The Rise and Fall of the American Whig Party
by Michael F. Holt


(Oxford University Press, 1,248 pages, $55)

WHIGGING OUT
What Michael F. Holt attempts here would seem the height of academic lunacy. The University of Virginia history professor devoted 23 years of research to his monumental history of the Whigs--a year longer than the party even existed. Still, The Rise and Fall of the American Whig Party is perhaps the summer beach book for history buffs and political junkies who want to immerse themselves in a time that was utterly unlike our own yet rich with parallels to it.

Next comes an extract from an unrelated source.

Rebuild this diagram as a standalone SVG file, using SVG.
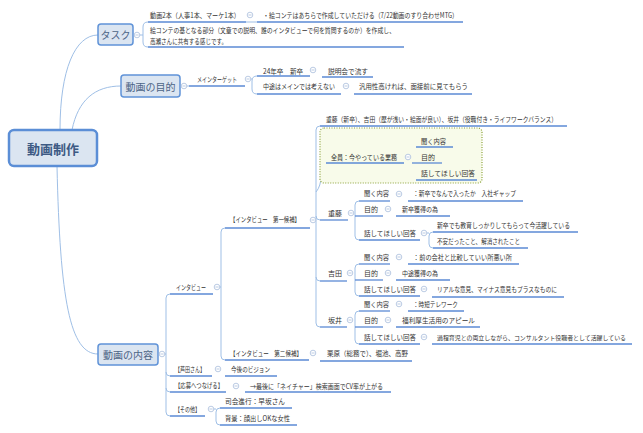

When Henry Clay and company started the Whig Party in the 1830s to counteract the "executive despotism" of Andrew Jackson, American politics were dominated by white middle-aged men whose high collars made them look like elegant whiplash victims. Women not only lacked the vote, but they desperately needed a good shampoo. Everything else Holt describes sounds hauntingly familiar. The Democrats learned it was easier to mobilize voters by appealing to their emotions than by boring them with specifics. Wacky splinter parties, much like Ross Perot's, gummed up the works rather than bringing about real political change. Finally, the electorate voted according to the economic winds of the moment and didn't waste a lot of time pondering the great moral questions that threatened to tear the country apart. The Whigs, in their small, imperfect way, tried to change all that, or at least turn it to their political advantage. When it appeared they couldn't get elected to the White House by putting forward their most qualified candidate (Clay) and sticking to the issues, they nominated a dashing war hero, William Henry Harrison, and replaced substantive political discourse with catchy campaign slogans and plenty of hard cider. Problem was, Tippecanoe caught a nasty cold at the inauguration and died one month to the day after taking office. Another Whig war hero, Zachary Taylor, died after serving less than half of his first term in the White House. Throughout Holt's book, such disasters typify the Whigs' courtship with power. For every Abraham Lincoln, who began his political career as a Whig congressman from Illinois, there was a Millard Fillmore. Fierce rivalries between party leaders and regional factionalism over such issues as slavery ultimately did the Whigs in, Holt argues. But like the Romans in Gibbon's voluminous history with a similar name, the Whigs did not "fall" so much as they were swept up and transformed in the whirlwind of their time. The Whigs' demise, after all, gave rise to the Republicans, who under Lincoln would preserve this nation through the greatest constitutional crisis in its history.